— DATA —
----
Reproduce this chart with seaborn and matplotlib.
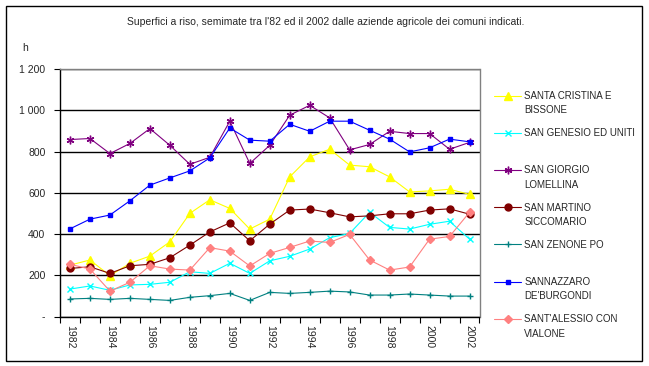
import matplotlib
matplotlib.use("Agg")
import matplotlib.pyplot as plt
import matplotlib.patches as patches
import seaborn as sns
import numpy as np

years = list(range(1982, 2003))

santa_cristina = [249, 274, 198, 258, 293, 362, 500, 566, 524, 424, 472,
                  677, 774, 811, 734, 726, 677, 604, 609, 617, 592]
san_genesio = [133, 148, 127, 153, 156, 166, 217, 209, 258, 209, 270,
               292, 327, 382, 403, 505, 432, 424, 447, 462, 375]
san_giorgio = [858, 863, 790, 839, 911, 830, 738, 772, 947, 742, 830,
               976, 1024, 963, 808, 834, 898, 887, 887, 811, 844]
san_martino = [233, 241, 209, 246, 253, 285, 346, 410, 454, 367, 448,
               516, 521, 503, 483, 488, 498, 498, 516, 522, 496]
san_zenone = [85, 88, 83, 88, 83, 78, 93, 101, 112, 78, 117,
              112, 117, 123, 119, 104, 104, 109, 104, 99, 99]
sannazzaro = [425, 472, 492, 561, 637, 672, 706, 769, 914, 855, 850,
              932, 898, 947, 947, 903, 860, 798, 818, 860, 847]
sant_alessio = [253, 230, 123, 166, 246, 230, 225, 334, 317, 245, 306,
                335, 366, 359, 398, 274, 225, 240, 375, 388, 505]

series = [
    (("SANTA CRISTINA E", "BISSONE"), santa_cristina, "#FFFF00", "^", 5.5),
    (("SAN GENESIO ED UNITI", ""), san_genesio, "#00FFFF", "x", 4),
    (("SAN GIORGIO", "LOMELLINA"), san_giorgio, "#800080", (6, 2, 0), 5.5),
    (("SAN MARTINO", "SICCOMARIO"), san_martino, "#800000", "o", 5),
    (("SAN ZENONE PO", ""), san_zenone, "#008080", "+", 5),
    (("SANNAZZARO", "DE'BURGONDI"), sannazzaro, "#0000FF", "s", 2.3),
    (("SANT'ALESSIO CON", "VIALONE"), sant_alessio, "#FF8080", "D", 4),
]

sns.set_theme(style="white")
plt.rcParams["font.family"] = ["Liberation Sans", "DejaVu Sans"]

W, H = 649, 366
fig = plt.figure(figsize=(W / 100, H / 100), dpi=100)
ax = fig.add_axes([60 / W, 1 - 316.5 / H, 419.5 / W, 247.5 / H])

x = np.arange(len(years))
for (lab, _), vals, color, marker, ms in series:
    sns.lineplot(x=x, y=vals, ax=ax, color=color, marker=marker,
                 markersize=ms, linewidth=0.8, markeredgecolor=color,
                 markeredgewidth=1, label=lab)

handles, _ = ax.get_legend_handles_labels()
ax.get_legend().remove()

ax.set_xlim(-0.5, len(years) - 0.5)
ax.set_ylim(0, 1200)
ax.set_xlabel("")
ax.set_ylabel("")

# x axis: labels every two years, tick marks at category edges
ax.set_xticks(x[::2])
ax.set_xticklabels([str(y) for y in years[::2]], rotation=270,
                   fontsize=7.5, va="top", ha="center")
ax.set_xticks(np.arange(-0.5, len(years)), minor=True)
ax.tick_params(axis="x", which="major", length=0, pad=6)
ax.tick_params(axis="x", which="minor", length=4, width=0.8,
               direction="out", color="black", bottom=True)

yt = np.arange(0, 1201, 200)
ax.set_yticks(yt)
ax.set_yticklabels(["-" if v == 0 else f"{v:,}".replace(",", " ") for v in yt],
                   fontsize=7.5)
ax.tick_params(axis="y", length=4, width=0.8, direction="out",
               color="black", left=True, pad=6.5)

ax.grid(False)
ax.yaxis.grid(True, color="black", linewidth=1)
ax.set_axisbelow(True)
for side in ["left", "bottom"]:
    ax.spines[side].set_color("black")
    ax.spines[side].set_linewidth(1)
for side in ["top", "right"]:
    ax.spines[side].set_color("#808080")
    ax.spines[side].set_linewidth(1)

fig.text(326 / W, 1 - 22 / H,
         "Superfici a riso, semimate tra l'82 ed il 2002 dalle aziende agricole dei comuni indicati.",
         ha="center", va="center", fontsize=7.5)
fig.text(22 / W, 1 - 48 / H, "h", ha="left", va="center", fontsize=7.5)

leg = fig.legend(handles, [s[0][0] for s in series], loc="upper left",
                 bbox_to_anchor=(494 / W, 1 - 91 / H), frameon=False,
                 fontsize=7, handlelength=2.8, handletextpad=0.3,
                 labelspacing=2.8, borderpad=0, borderaxespad=0)

# second line of the two-line labels goes under the first one
fig.canvas.draw()
for txt, s in zip(leg.get_texts(), series):
    if s[0][1]:
        bb = txt.get_window_extent()
        fig.text(bb.x0 / W, (bb.y0 - 14.3) / H, s[0][1], ha="left",
                 va="bottom", fontsize=7)

fig.patches.append(patches.Rectangle((5.5 / W, 1 - 360.5 / H), 636 / W, 355 / H,
                                     transform=fig.transFigure, fill=False,
                                     edgecolor="black", linewidth=1))

fig.savefig("out.png", dpi=100)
----
— TASK DESCRIPTION —
Set down the complete material exactly, but do not include the images.

— SOLUTION TO THIS PROBLEM —
Reproduce this chart with seaborn and matplotlib.
import matplotlib
matplotlib.use("Agg")
import matplotlib.pyplot as plt
import matplotlib.patches as patches
import seaborn as sns
import numpy as np

years = list(range(1982, 2003))

santa_cristina = [249, 274, 198, 258, 293, 362, 500, 566, 524, 424, 472,
                  677, 774, 811, 734, 726, 677, 604, 609, 617, 592]
san_genesio = [133, 148, 127, 153, 156, 166, 217, 209, 258, 209, 270,
               292, 327, 382, 403, 505, 432, 424, 447, 462, 375]
san_giorgio = [858, 863, 790, 839, 911, 830, 738, 772, 947, 742, 830,
               976, 1024, 963, 808, 834, 898, 887, 887, 811, 844]
san_martino = [233, 241, 209, 246, 253, 285, 346, 410, 454, 367, 448,
               516, 521, 503, 483, 488, 498, 498, 516, 522, 496]
san_zenone = [85, 88, 83, 88, 83, 78, 93, 101, 112, 78, 117,
              112, 117, 123, 119, 104, 104, 109, 104, 99, 99]
sannazzaro = [425, 472, 492, 561, 637, 672, 706, 769, 914, 855, 850,
              932, 898, 947, 947, 903, 860, 798, 818, 860, 847]
sant_alessio = [253, 230, 123, 166, 246, 230, 225, 334, 317, 245, 306,
                335, 366, 359, 398, 274, 225, 240, 375, 388, 505]

series = [
    (("SANTA CRISTINA E", "BISSONE"), santa_cristina, "#FFFF00", "^", 5.5),
    (("SAN GENESIO ED UNITI", ""), san_genesio, "#00FFFF", "x", 4),
    (("SAN GIORGIO", "LOMELLINA"), san_giorgio, "#800080", (6, 2, 0), 5.5),
    (("SAN MARTINO", "SICCOMARIO"), san_martino, "#800000", "o", 5),
    (("SAN ZENONE PO", ""), san_zenone, "#008080", "+", 5),
    (("SANNAZZARO", "DE'BURGONDI"), sannazzaro, "#0000FF", "s", 2.3),
    (("SANT'ALESSIO CON", "VIALONE"), sant_alessio, "#FF8080", "D", 4),
]

sns.set_theme(style="white")
plt.rcParams["font.family"] = ["Liberation Sans", "DejaVu Sans"]

W, H = 649, 366
fig = plt.figure(figsize=(W / 100, H / 100), dpi=100)
ax = fig.add_axes([60 / W, 1 - 316.5 / H, 419.5 / W, 247.5 / H])

x = np.arange(len(years))
for (lab, _), vals, color, marker, ms in series:
    sns.lineplot(x=x, y=vals, ax=ax, color=color, marker=marker,
                 markersize=ms, linewidth=0.8, markeredgecolor=color,
                 markeredgewidth=1, label=lab)

handles, _ = ax.get_legend_handles_labels()
ax.get_legend().remove()

ax.set_xlim(-0.5, len(years) - 0.5)
ax.set_ylim(0, 1200)
ax.set_xlabel("")
ax.set_ylabel("")

# x axis: labels every two years, tick marks at category edges
ax.set_xticks(x[::2])
ax.set_xticklabels([str(y) for y in years[::2]], rotation=270,
                   fontsize=7.5, va="top", ha="center")
ax.set_xticks(np.arange(-0.5, len(years)), minor=True)
ax.tick_params(axis="x", which="major", length=0, pad=6)
ax.tick_params(axis="x", which="minor", length=4, width=0.8,
               direction="out", color="black", bottom=True)

yt = np.arange(0, 1201, 200)
ax.set_yticks(yt)
ax.set_yticklabels(["-" if v == 0 else f"{v:,}".replace(",", " ") for v in yt],
                   fontsize=7.5)
ax.tick_params(axis="y", length=4, width=0.8, direction="out",
               color="black", left=True, pad=6.5)

ax.grid(False)
ax.yaxis.grid(True, color="black", linewidth=1)
ax.set_axisbelow(True)
for side in ["left", "bottom"]:
    ax.spines[side].set_color("black")
    ax.spines[side].set_linewidth(1)
for side in ["top", "right"]:
    ax.spines[side].set_color("#808080")
    ax.spines[side].set_linewidth(1)

fig.text(326 / W, 1 - 22 / H,
         "Superfici a riso, semimate tra l'82 ed il 2002 dalle aziende agricole dei comuni indicati.",
         ha="center", va="center", fontsize=7.5)
fig.text(22 / W, 1 - 48 / H, "h", ha="left", va="center", fontsize=7.5)

leg = fig.legend(handles, [s[0][0] for s in series], loc="upper left",
                 bbox_to_anchor=(494 / W, 1 - 91 / H), frameon=False,
                 fontsize=7, handlelength=2.8, handletextpad=0.3,
                 labelspacing=2.8, borderpad=0, borderaxespad=0)

# second line of the two-line labels goes under the first one
fig.canvas.draw()
for txt, s in zip(leg.get_texts(), series):
    if s[0][1]:
        bb = txt.get_window_extent()
        fig.text(bb.x0 / W, (bb.y0 - 14.3) / H, s[0][1], ha="left",
                 va="bottom", fontsize=7)

fig.patches.append(patches.Rectangle((5.5 / W, 1 - 360.5 / H), 636 / W, 355 / H,
                                     transform=fig.transFigure, fill=False,
                                     edgecolor="black", linewidth=1))

fig.savefig("out.png", dpi=100)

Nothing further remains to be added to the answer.